Collective bargaining is a system of self-regulation. It is a flexible system that takes account of different economic circumstances in the sector. It recognises acceptance of the voice and the organisation of farm workers. We live in a democracy. Freedom of association, collective bargaining and fair labour practices are constitutionally protected rights as important as freedom of speech. Our democratic freedoms are not less simply because they are freedoms used by the poor.
Youth employment featured prominently in yesterday's debate. Regrettably, the comments were often marked more by narrow politicking than a serious attempt to work together to address the challenge. In May last year, hon Mazibuko issued a press release to invite people, "to come and see the Youth Subsidy Programme in action in the Western Cape since 2009". Well, we looked at the figures in the Western Cape. What is the reality? According to the Quarterly Labour Force Survey of Statistics SA, there were 526 000 employed young people under 30 years old in the Western Cape at the start of last year. By the end of the year, there were 500 000. In other words, there were about 26 000 fewer jobs for young people in the Western Cape. In the same year, Gauteng created 44 000 new jobs for young people, and Mpumalanga created 13 000 new jobs. [Applause.]

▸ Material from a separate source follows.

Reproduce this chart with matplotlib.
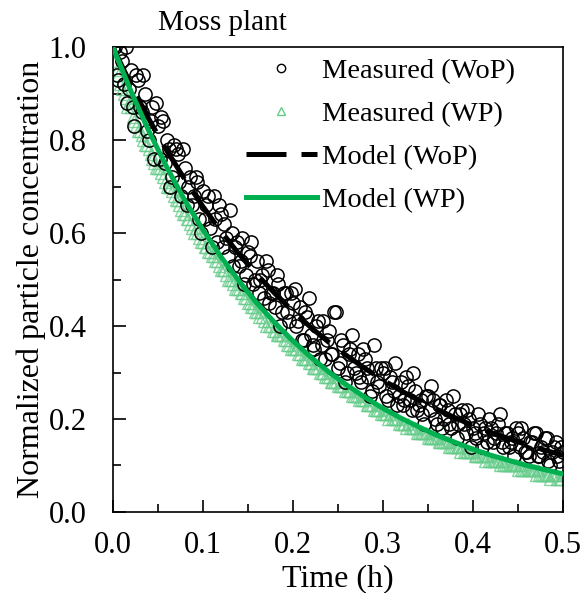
import numpy as np
import matplotlib
matplotlib.use('Agg')
import matplotlib.pyplot as plt
from matplotlib.lines import Line2D

plt.rcParams['font.family'] = ['Liberation Serif', 'DejaVu Serif']

# model curves (every 0.02 h)
model_t = [0.00, 0.02, 0.04, 0.06, 0.08, 0.10, 0.12, 0.14, 0.16, 0.18, 0.20, 0.22, 0.24,
           0.26, 0.28, 0.30, 0.32, 0.34, 0.36, 0.38, 0.40, 0.42, 0.44, 0.46, 0.48, 0.50]
model_wop = [1.000, 0.919, 0.845, 0.777, 0.715, 0.657, 0.604, 0.555, 0.511, 0.470, 0.432, 0.397, 0.365,
             0.336, 0.309, 0.284, 0.261, 0.240, 0.221, 0.203, 0.186, 0.171, 0.158, 0.145, 0.133, 0.122]
model_wp = [1.000, 0.905, 0.819, 0.741, 0.670, 0.607, 0.549, 0.497, 0.449, 0.407, 0.368, 0.333, 0.301,
            0.273, 0.247, 0.223, 0.202, 0.183, 0.165, 0.150, 0.135, 0.122, 0.111, 0.100, 0.091, 0.082]

# measured values, first pass of samples (0 to 0.5 h, every 0.004 h)
meas_wop = [1.00, 0.94, 0.99, 0.92, 0.88, 0.95, 0.83, 0.93, 0.86, 0.90,
            0.80, 0.87, 0.88, 0.76, 0.84, 0.80, 0.70, 0.79, 0.77, 0.68,
            0.74, 0.70, 0.66, 0.72, 0.63, 0.69, 0.66, 0.61, 0.68, 0.58,
            0.64, 0.62, 0.55, 0.60, 0.57, 0.53, 0.59, 0.51, 0.55, 0.49,
            0.54, 0.50, 0.46, 0.52, 0.47, 0.44, 0.49, 0.43, 0.47, 0.41,
            0.45, 0.40, 0.44, 0.37, 0.42, 0.38, 0.35, 0.41, 0.36, 0.33,
            0.39, 0.34, 0.43, 0.32, 0.36, 0.30, 0.35, 0.31, 0.34, 0.28,
            0.33, 0.29, 0.26, 0.31, 0.27, 0.30, 0.25, 0.29, 0.26, 0.23,
            0.28, 0.24, 0.27, 0.22, 0.26, 0.23, 0.21, 0.25, 0.22, 0.24,
            0.19, 0.23, 0.20, 0.22, 0.18, 0.21, 0.19, 0.22, 0.17, 0.20,
            0.18, 0.16, 0.19, 0.17, 0.15, 0.18, 0.16, 0.19, 0.15, 0.17,
            0.14, 0.16, 0.18, 0.14, 0.16, 0.13, 0.15, 0.17, 0.12, 0.14,
            0.16, 0.11, 0.13, 0.15, 0.11, 0.13]
meas_wp = [0.99, 0.95, 0.92, 0.90, 0.87, 0.87, 0.84, 0.82, 0.81, 0.79,
           0.78, 0.76, 0.74, 0.74, 0.72, 0.70, 0.70, 0.68, 0.67, 0.65,
           0.64, 0.63, 0.61, 0.61, 0.59, 0.58, 0.57, 0.56, 0.55, 0.54,
           0.52, 0.52, 0.50, 0.50, 0.48, 0.48, 0.47, 0.46, 0.45, 0.44,
           0.43, 0.43, 0.41, 0.41, 0.40, 0.39, 0.38, 0.38, 0.37, 0.36,
           0.35, 0.35, 0.34, 0.33, 0.33, 0.32, 0.31, 0.31, 0.30, 0.29,
           0.29, 0.28, 0.28, 0.27, 0.27, 0.26, 0.26, 0.25, 0.25, 0.24,
           0.24, 0.23, 0.23, 0.22, 0.22, 0.21, 0.21, 0.21, 0.20, 0.20,
           0.19, 0.19, 0.19, 0.18, 0.18, 0.17, 0.17, 0.17, 0.16, 0.16,
           0.16, 0.15, 0.15, 0.15, 0.14, 0.14, 0.14, 0.14, 0.13, 0.13,
           0.13, 0.12, 0.12, 0.12, 0.12, 0.11, 0.11, 0.11, 0.11, 0.10,
           0.10, 0.10, 0.10, 0.10, 0.09, 0.09, 0.09, 0.09, 0.09, 0.08,
           0.08, 0.08, 0.08, 0.08, 0.07, 0.08]
# second pass, in between (0.002 to 0.498 h)
meas_wop_2 = [1.00, 0.93, 0.97, 1.00, 0.91, 0.87, 0.94, 0.87, 0.94, 0.82,
              0.84, 0.76, 0.83, 0.85, 0.75, 0.78, 0.72, 0.78, 0.71, 0.78,
              0.66, 0.72, 0.68, 0.71, 0.60, 0.63, 0.68, 0.57, 0.63, 0.66,
              0.57, 0.59, 0.65, 0.53, 0.58, 0.54, 0.49, 0.56, 0.58, 0.50,
              0.47, 0.51, 0.54, 0.45, 0.47, 0.51, 0.40, 0.47, 0.43, 0.47,
              0.48, 0.41, 0.37, 0.43, 0.46, 0.36, 0.40, 0.33, 0.41, 0.37,
              0.34, 0.43, 0.31, 0.37, 0.28, 0.34, 0.38, 0.30, 0.29, 0.35,
              0.31, 0.25, 0.36, 0.28, 0.31, 0.31, 0.24, 0.28, 0.32, 0.25,
              0.23, 0.29, 0.24, 0.30, 0.22, 0.24, 0.19, 0.25, 0.27, 0.20,
              0.23, 0.18, 0.24, 0.19, 0.25, 0.16, 0.21, 0.19, 0.22, 0.14,
              0.17, 0.21, 0.14, 0.18, 0.20, 0.15, 0.17, 0.21, 0.14, 0.17,
              0.15, 0.12, 0.17, 0.18, 0.13, 0.12, 0.15, 0.17, 0.12, 0.13,
              0.16, 0.10, 0.14, 0.12, 0.14]
meas_wp_2 = [0.97, 0.94, 0.91, 0.89, 0.88, 0.85, 0.83, 0.82, 0.80, 0.79,
             0.77, 0.75, 0.74, 0.73, 0.71, 0.70, 0.69, 0.67, 0.66, 0.64,
             0.63, 0.62, 0.60, 0.60, 0.58, 0.57, 0.56, 0.55, 0.54, 0.53,
             0.52, 0.51, 0.50, 0.49, 0.48, 0.47, 0.46, 0.45, 0.44, 0.43,
             0.42, 0.42, 0.40, 0.40, 0.39, 0.38, 0.38, 0.37, 0.36, 0.35,
             0.35, 0.34, 0.33, 0.33, 0.32, 0.31, 0.31, 0.30, 0.30, 0.29,
             0.28, 0.28, 0.27, 0.27, 0.26, 0.26, 0.25, 0.25, 0.24, 0.24,
             0.23, 0.23, 0.22, 0.22, 0.21, 0.21, 0.20, 0.20, 0.20, 0.19,
             0.19, 0.18, 0.18, 0.18, 0.17, 0.17, 0.17, 0.16, 0.16, 0.16,
             0.15, 0.15, 0.15, 0.14, 0.14, 0.14, 0.13, 0.13, 0.13, 0.13,
             0.12, 0.12, 0.12, 0.11, 0.11, 0.11, 0.11, 0.10, 0.10, 0.10,
             0.10, 0.10, 0.09, 0.09, 0.09, 0.09, 0.09, 0.08, 0.08, 0.08,
             0.08, 0.07, 0.08, 0.07, 0.07]
meas_t = np.linspace(0, 0.5, len(meas_wop))
meas_t_2 = np.linspace(0.002, 0.498, len(meas_wop_2))

green = '#00b050'
light_green = '#66cc8a'

fig = plt.figure(figsize=(5.85, 5.93), dpi=100)
ax = fig.add_axes([0.193, 0.1366, 0.769, 0.7841])

for tt, yy in [(meas_t, meas_wp), (meas_t_2, meas_wp_2)]:
    ax.plot(tt, yy, linestyle='none', marker='^', ms=8, mfc='none',
            mec=light_green, mew=1.0, alpha=0.8, zorder=2)
for tt, yy in [(meas_t, meas_wop), (meas_t_2, meas_wop_2)]:
    ax.plot(tt, yy, linestyle='none', marker='o', ms=9.5, mfc='none',
            mec='black', mew=1.1, zorder=3)
ax.plot(model_t, model_wop, color='black', lw=3.6, dashes=(8, 3), zorder=4)
ax.plot(model_t, model_wp, color=green, lw=3.6, zorder=5)

ax.set_xlim(0, 0.5)
ax.set_ylim(0, 1.0)
ax.set_xticks([0.0, 0.1, 0.2, 0.3, 0.4, 0.5])
ax.set_xticks([0.05, 0.15, 0.25, 0.35, 0.45], minor=True)
ax.set_yticks([0.0, 0.2, 0.4, 0.6, 0.8, 1.0])
ax.set_yticks([0.1, 0.3, 0.5, 0.7, 0.9], minor=True)
ax.set_xticklabels(['0.0', '0.1', '0.2', '0.3', '0.4', '0.5'])
ax.set_yticklabels(['0.0', '0.2', '0.4', '0.6', '0.8', '1.0'])
ax.tick_params(which='major', direction='in', length=9, width=1.2, labelsize=22)
ax.tick_params(which='minor', direction='in', length=6, width=1.2)
ax.tick_params(axis='x', which='major', pad=14)
ax.tick_params(axis='y', which='major', pad=19)
for s in ax.spines.values():
    s.set_linewidth(1.2)

ax.set_xlabel('Time (h)', fontsize=23, labelpad=3)
ax.set_ylabel('Normalized particle concentration', fontsize=23, labelpad=2)
fig.text(0.27, 0.962, 'Moss plant', fontsize=21, ha='left', va='center')

handles = [
    Line2D([], [], linestyle='none', marker='o', ms=6, mfc='none', mec='black', mew=1.0),
    Line2D([], [], linestyle='none', marker='^', ms=6, mfc='none', mec=light_green, mew=1.0),
    Line2D([], [], color='black', lw=3.6, dashes=(8, 3)),
    Line2D([], [], color=green, lw=3.6),
]
labels = ['Measured (WoP)', 'Measured (WP)', 'Model (WoP)', 'Model (WP)']
ax.legend(handles, labels, loc='upper left', bbox_to_anchor=(0.245, 1.026), frameon=False,
          fontsize=20.5, handlelength=2.5, handletextpad=0.18, labelspacing=0.6, borderpad=0.3)

fig.savefig('out.png', dpi=100)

What this shows is that getting a youth employment strategy right requires more than rhetoric. It needs a comprehensive approach, which begins by improving education and training, providing work exposure to young people, using public and private sector programmes to draw young people into employment with well-structured incentives, and utilising special measures such as youth targets and set-asides to mandate the employment of young people.
Yes, it is hard work. Yes, it cannot just be caught in a sound bite. Yes, you cannot just shout it as a slogan, but that is what governance is about: the hard work to deal with the challenge of youth unemployment. [Applause.] We must together to bring more young people in the Western Cape and elsewhere in South Africa into productive jobs.
The hon Buti Manamela gave a number of examples yesterday of what we could do. It requires a strong effort to create the conditions for accelerated employment across the economy, for all workers. We have to increase the total number of jobs. We have to increase the number of jobs for young people. It is about the vision and the integrated approach of the NDP. It is about the economic strategy set out in the New Growth Path, NGP. Above all, it is about working in partnership with the business community, yes, but also with organised labour and, above all, with youth organisations themselves, that say very clearly, "Nothing about us without us". That is what the Youth Employment Accord is about: consensus, co-operation, jointly tackling the stubborn challenge of youth unemployment. This government is ready to tackle these things. We call on the opposition to support us as we do this. I thank you. [Applause.]